Mas as mulheres estão ocupando espaços e fomentando mudanças além da política eleitoral. Como aconteceu nos Estados Unidos após a eleição de Donald Trump, o ambiente hostil se torna um estímulo para a organização das mulheres no Brasil. Inúmeros grupos formais e informais foram criados para protestar, organizar, debater, aprender e apoiar mulheres em um momento de ataque brutal contra seus direitos. Durante a campanha presidencial do ano passado, o grupo do Facebook "Mulheres Unidas Contra Bolsonaro" reuniu quase quatro milhões de seguidores em questão de dias, criando esperança de que sua liderança nas pesquisas pudesse ser revertida.

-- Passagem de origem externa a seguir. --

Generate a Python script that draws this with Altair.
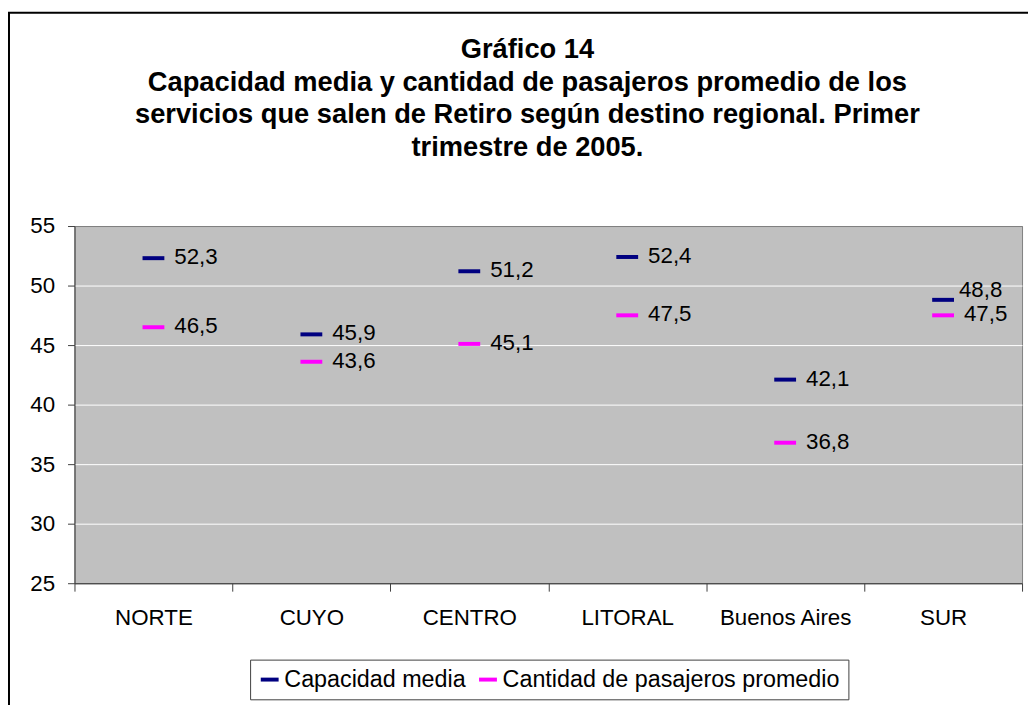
import altair as alt
import pandas as pd

categories = ["NORTE", "CUYO", "CENTRO", "LITORAL", "Buenos Aires", "SUR"]
capacidad_media = [52.3, 45.9, 51.2, 52.4, 42.1, 48.8]
pasajeros_promedio = [46.5, 43.6, 45.1, 47.5, 36.8, 47.5]
series_names = ["Capacidad media", "Cantidad de pasajeros promedio"]
series_colors = ["#000080", "#FF00FF"]
y_ticks = [25, 30, 35, 40, 45, 50, 55]
title_lines = [
    "Gráfico 14",
    "Capacidad media y cantidad de pasajeros promedio de los",
    "servicios que salen de Retiro según destino regional. Primer",
    "trimestre de 2005.",
]

rows = []
for i, c in enumerate(categories):
    for s, vals in zip(series_names, [capacidad_media, pasajeros_promedio]):
        v = vals[i]
        rows.append({"region": c, "serie": s, "valor": v,
                     "etiqueta": f"{v:.1f}".replace(".", ",")})
df = pd.DataFrame(rows)

FONT = "Liberation Sans"
FS = 22.5

x_enc = alt.X("region:N", sort=categories,
              scale=alt.Scale(paddingInner=0, paddingOuter=0),
              axis=alt.Axis(title=None, labelAngle=0, tickBand="extent",
                            labelFontSize=FS, labelFont=FONT, labelColor="black",
                            labelPadding=16, tickSize=8, tickColor="#404040",
                            domainColor="#404040", grid=False))
y_enc = alt.Y("valor:Q",
              scale=alt.Scale(domain=[25, 55], nice=False, zero=False),
              axis=alt.Axis(title=None, values=y_ticks, labelFontSize=FS,
                            labelFont=FONT, labelColor="black", labelPadding=13,
                            tickSize=7, tickColor="#404040", domainColor="#404040",
                            grid=True,
                            gridColor=alt.condition("datum.value == 55 || datum.value == 25",
                                                    alt.value("#808080"), alt.value("white"))))

base = alt.Chart(df)

ticks = base.mark_tick(thickness=4, size=22, opacity=1).encode(
    x=x_enc, y=y_enc,
    color=alt.Color("serie:N", sort=series_names,
                    scale=alt.Scale(domain=series_names, range=series_colors),
                    legend=alt.Legend(title=None, orient="none", direction="horizontal",
                                      legendX=177, legendY=437,
                                      symbolType="M-1,-0.22H1V0.22H-1Z",
                                      symbolSize=324, symbolStrokeWidth=0,
                                      symbolOpacity=1,
                                      labelFontSize=23.5, labelFont=FONT,
                                      labelColor="black", labelLimit=600,
                                      strokeColor="#404040", padding=8,
                                      columnPadding=10, labelOffset=3,
                                      fillColor="white")),
)

labels = base.mark_text(align="left", baseline="middle", dx=21, dy=-1,
                        fontSize=FS, font=FONT, color="black").encode(
    x=alt.X("region:N", sort=categories), y="valor:Q", text="etiqueta:N"
).transform_filter("!(datum.region == 'SUR' && datum.serie == 'Capacidad media')")

labels_sur = base.mark_text(align="left", baseline="middle", dx=16, dy=-10,
                            fontSize=FS, font=FONT, color="black").encode(
    x=alt.X("region:N", sort=categories), y="valor:Q", text="etiqueta:N"
).transform_filter("datum.region == 'SUR' && datum.serie == 'Capacidad media'")

border = alt.Chart(pd.DataFrame({"k": [0]})).mark_rect(
    filled=False, stroke="black", strokeWidth=2
).encode(x=alt.value(-66), x2=alt.value(965), y=alt.value(-215), y2=alt.value(495))

chart = alt.layer(ticks, labels, labels_sur, border).properties(
    width=955, height=360,
    padding={"left": 67, "top": 217, "right": 6, "bottom": 120},
    autosize=alt.AutoSizeParams(type="none"),
    title=alt.TitleParams(text=title_lines, fontSize=27.5, font=FONT, fontWeight="bold",
                          color="black", lineHeight=33, anchor="middle", frame="group",
                          dx=-21, offset=-151),
    background="white",
).configure_view(fill="#C0C0C0", stroke="#808080", strokeWidth=1)

chart.save("out.html", embed_options={"renderer": "svg", "actions": False})
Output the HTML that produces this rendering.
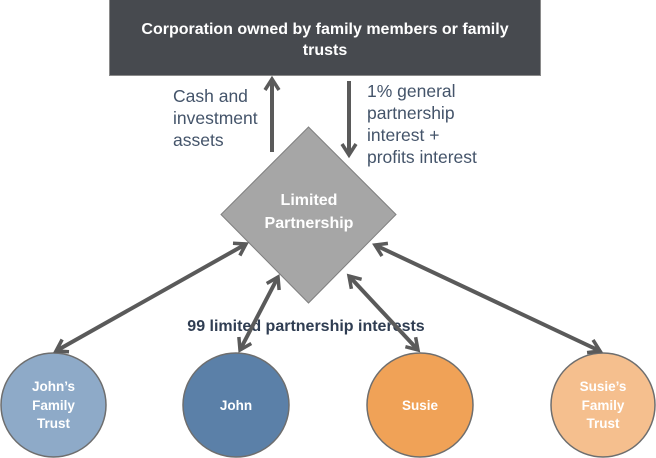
<!DOCTYPE html>
<html>
<head>
<meta charset="utf-8">
<style>
  html,body{margin:0;padding:0;background:#fff;}
  body{width:656px;height:458px;overflow:hidden;}
  svg{display:block;}
  text{font-family:"Liberation Sans",Arial,sans-serif;}
</style>
</head>
<body>
<svg width="656" height="458" viewBox="0 0 656 458" xmlns="http://www.w3.org/2000/svg">
  <defs>
    <marker id="ah" viewBox="0 0 14 16" refX="12" refY="8" markerWidth="14" markerHeight="16" markerUnits="userSpaceOnUse" orient="auto-start-reverse" overflow="visible">
      <path d="M1,1 L12,8 L1,15" fill="none" stroke="#5a5a5a" stroke-width="3.5" stroke-linejoin="miter"/>
    </marker>
  </defs>

  <!-- Top box -->
  <rect x="109.5" y="-1" width="431" height="76.5" fill="#474a4f" stroke="#8a8a8a" stroke-width="1"/>
  <text x="325" y="34" font-size="16" font-weight="bold" fill="#ffffff" text-anchor="middle">Corporation owned by family members or family</text>
  <text x="325" y="55" font-size="16" font-weight="bold" fill="#ffffff" text-anchor="middle">trusts</text>

  <!-- vertical arrows -->
  <line x1="272" y1="152" x2="272" y2="79" stroke="#5a5a5a" stroke-width="4" marker-end="url(#ah)"/>
  <line x1="349" y1="81" x2="349" y2="155" stroke="#5a5a5a" stroke-width="4" marker-end="url(#ah)"/>

  <!-- left label -->
  <g font-size="17.5" fill="#44546a">
    <text x="173" y="102">Cash and</text>
    <text x="173" y="124">investment</text>
    <text x="173" y="146">assets</text>
  </g>
  <!-- right label -->
  <g font-size="17.5" fill="#44546a">
    <text x="367" y="97">1% general</text>
    <text x="367" y="119">partnership</text>
    <text x="367" y="141">interest +</text>
    <text x="367" y="163">profits interest</text>
  </g>

  <!-- Diamond -->
  <polygon points="308.5,127 396,214.5 308.5,303 221,214.5" fill="#a6a6a6" stroke="#7f7f7f" stroke-width="1"/>
  <text x="309" y="205" font-size="16" font-weight="bold" fill="#ffffff" text-anchor="middle">Limited</text>
  <text x="309" y="228" font-size="16" font-weight="bold" fill="#ffffff" text-anchor="middle">Partnership</text>

  <!-- Circles -->
  <ellipse cx="53.5" cy="405" rx="52.5" ry="52" fill="#8eaac8" stroke="#6e6e6e" stroke-width="1.5"/>
  <ellipse cx="236" cy="405" rx="53" ry="52" fill="#5b80a8" stroke="#6e6e6e" stroke-width="1.5"/>
  <ellipse cx="420" cy="405" rx="53" ry="52" fill="#f0a257" stroke="#6e6e6e" stroke-width="1.5"/>
  <ellipse cx="603" cy="405" rx="52" ry="52" fill="#f5bf8e" stroke="#6e6e6e" stroke-width="1.5"/>

  <g font-size="13.5" font-weight="bold" fill="#ffffff" text-anchor="middle">
    <text x="53.5" y="391">John’s</text>
    <text x="53.5" y="410">Family</text>
    <text x="53.5" y="428">Trust</text>
    <text x="236" y="410">John</text>
    <text x="420" y="410">Susie</text>
    <text x="603" y="391">Susie’s</text>
    <text x="603" y="410">Family</text>
    <text x="603" y="428">Trust</text>
  </g>

  <!-- label -->
  <text x="306" y="331" font-size="16" font-weight="bold" fill="#2f3d52" text-anchor="middle">99 limited partnership interests</text>

  <!-- double arrows -->
  <g stroke="#5a5a5a" stroke-width="4" fill="none">
    <line x1="246" y1="244" x2="56" y2="351" marker-start="url(#ah)" marker-end="url(#ah)"/>
    <line x1="278" y1="277" x2="240" y2="350" marker-start="url(#ah)" marker-end="url(#ah)"/>
    <line x1="349" y1="276" x2="418" y2="350" marker-start="url(#ah)" marker-end="url(#ah)"/>
    <line x1="375" y1="245" x2="600" y2="351" marker-start="url(#ah)" marker-end="url(#ah)"/>
  </g>
</svg>
</body>
</html>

A forte campanha de ocupação dos espaços públicos, praças e terminais de trânsito para atrair a atenção dos eleitores sobre as graves consequências do voto Bolsonaro foi uma experiência intensa que levou a formação de grupos de mulheres nas redes e fora delas, no Brasil e no exterior.
A motivação das mulheres baseia-se no fato de que os direitos precisam ser defendidos constantemente, sem trégua
Depois de quatro meses desse governo anti-direitos, as mulheres continuam ativas para defender a justiça social e os direitos humanos, liderando protestos cruciais em todo o país. A atual proposta de austeridade para reforma da previdência se depara com a forte resistência das mulheres, que entendem o que significa a falta de investimento público nos serviços sociais.
O que impulsiona esse movimento de mulheres no Brasil é que elas entendem que os direitos, por mais garantidos que pareçam ser, podem ser facilmente revertidos – como evidenciam as crescentes ameaças aos direitos sexuais e reprodutivos e a impunidade no número alarmante de ataques violentos contra as mulheres. A motivação das mulheres baseia-se no fato de que os direitos precisam ser defendidos constantemente, sem trégua. Caso contrário, eles correm risco, mesmo em momentos em que a vitória parece certa. As instituições brasileiras não são fortes o suficiente para que as mulheres alcancem vitórias duradouras e possam baixar sua guarda. Isso, que costumava ser verdade apenas no Sul Global, parece ser uma tendência em expansão mundo afora.
Por tudo isso, é necessário não só promover a luta pelos direitos das mulheres, mas também apoiá-la com ações constantes pela dignidade, igualdade e justiça para todas as mulheres, qualquer que seja sua classe, cor e origem. É importante que reconheçamos, globalmente, que esta luta é interseccional e internacional, e que exige unir todas as estratégias para ir além do simples acesso equitativo de mulheres e meninas e exigir "transformação radical da sociedade baseada nos princípios da equidade e justiça".
Este artigo foi produzido em parceria com a CIVICUS durante a conferência da Semana Internacional da Sociedade Civil de 2019, realizada este ano em Belgrado, na Sérvia.